Methods: In a retrospective multicentric study, we reviewed the records of 569 patients with ADPKD, hospitalized in a nephrology department or followed at the outpatient department of university and regional hospitals covering the north and the center of the country, during the period (1969-2016). Epidemioclinical, paraclinical, therapeutic and evolutive data were collected based on medical observations. Prognostic factors of renal survival were analyzed by multivariate analysis using the comparison of the survival rates by the log rank test.
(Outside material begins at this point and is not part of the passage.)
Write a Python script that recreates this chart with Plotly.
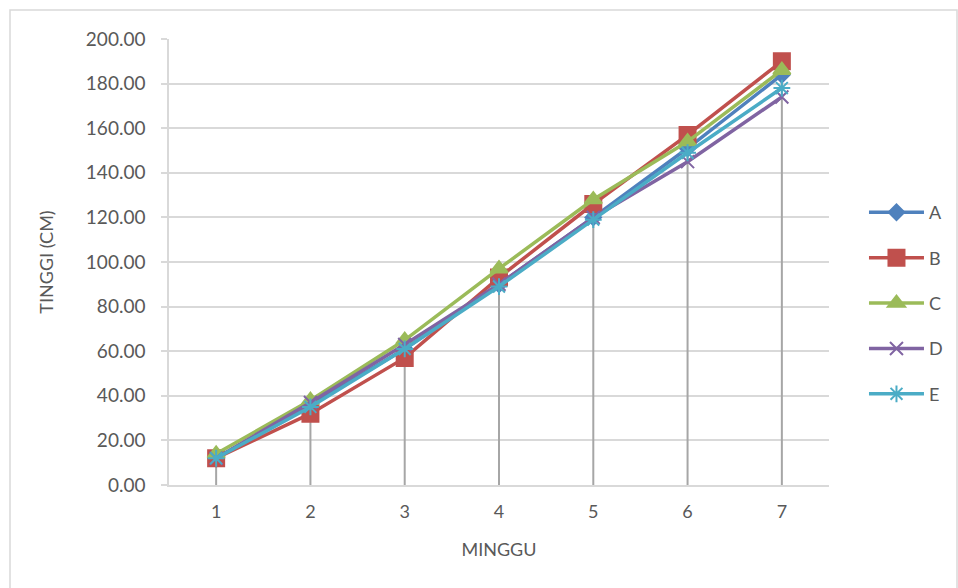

Results: The mean age of patients was 48,54 ± 13,68 years, 14% were young adults (<40 years). There were 272 female patients and 297 male patients (sex-ratio M/F = 1.09). Thirty eight percent of patients were from the northest. A family history of ADPKD was found in 43.7 % of cases. Renal symptoms were dominated by lombalgia, renal failure, hypertension and hematuria in respectively 51.9%, 48.2%, 29.1% and 24.6%. The median serum creatinine level was 459 µmol/l (range : 47-2454), hypertension had preceded the onset of ADPKD in 28.8% of cases. Extra-renal manifestations consisted in liver cysts  (43.5%), cardiac involvement (31.9%), cerebral aneurysms (12.9%) and gastro-intestinal involvement (9.4%). Urologic complications were observed in 54.6% of cases. ESRD occured in 43.1% after a mean follow-up of 47 months (range : 0-384). Risk factors of poor renal prognosis were: age >40 years (P=0.009), hematuria (P= 0.034), hemoglobine >14 g/dl (p=0.0013), high uricemia level (P=0.001) and leucocyturia (P=0.02). Age >40 years and leucocyturia were independant factors associated with poor renal survival. Death occured in 59 cases (10.3%) mostly caused by infectious complications (44.1%).

Conclusion: In our study, ADPKD was tardily diagnosed for most cases. We emphasize the importance of the family screening which will enable early detection and management of the complications associated with the ADPKD.